The attorneys as legal counsel function to defend the defendant in their case. They should conduct investigation and crosscheck the accuracy of the allegations made against the defendant by the prosecution (Tomkovicz, 2002). The attorneys also dictate the formulation, asking, and answering of questions by the defendant. They can ever object questions directed to the defendant. Lastly, attorneys serve to present before the court any form of legal defense that can secure the release or lighten the sentence of the defendant.

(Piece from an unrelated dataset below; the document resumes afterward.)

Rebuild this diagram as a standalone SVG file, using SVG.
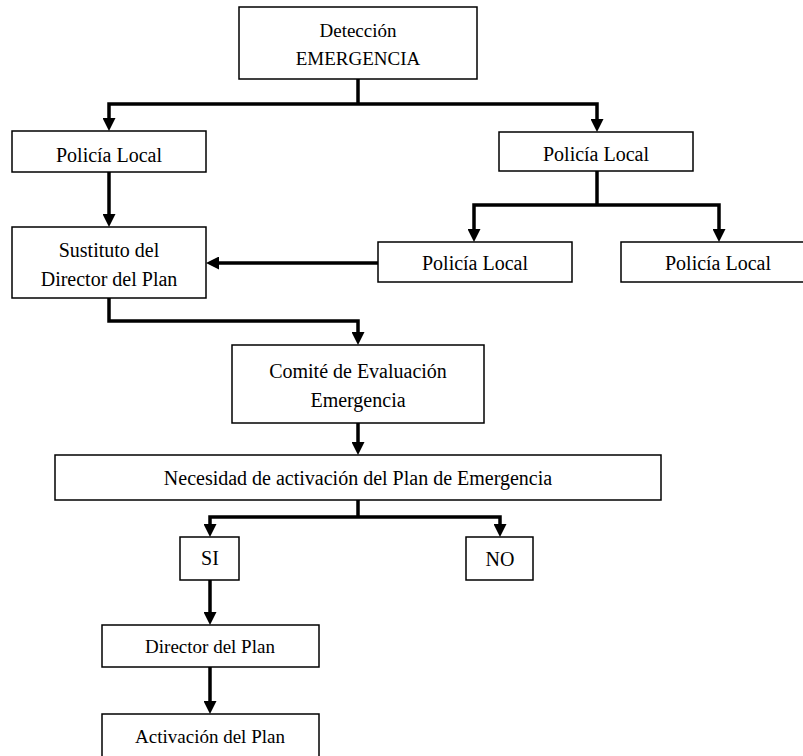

In conclusion, the right to counsel is a basic right for every crime suspect during their criminal justice proceedings. According to the interpretation of the law by the Supreme Court, this right is applicable to all American criminal justices courts due to the due process clause provisions of the fourteenth amendment (Crawford, 2001). The application of the right to counsel to protect the fifth amendments provisions on the right against self-incrimination is founded on the Miranda v. Arizona case ruling. However, an individual can waive their right to a counsel provided such decisions are based on intent and intelligence.
Crawford, K. (2001). The Sixth Amendment Right to Counsel. Retrieved April 5, 2010, from http://findarticles.com/p/articles/mi_m2194/is_7_70/ai_77417465/
Gardner, M. (2000). The Sixth Amendment Right to Counsel and Its Underlying Values: Defining the Scope of Privacy Protection. Journal of criminal Law and Criminology, 90, 8-42.
Kelly, D. (2009). The Right to Counsel. Retrieved April 5, 2010, from http://criminal.findlaw.com/crimes/criminal_rights/criminal_rights_courtroom/right_to_counsel.html
Tomkovicz, J. (2002). The Right to the Assistance of Counsel: A Reference Guide to the United States constitution. Westport, CT: Greenwood Press.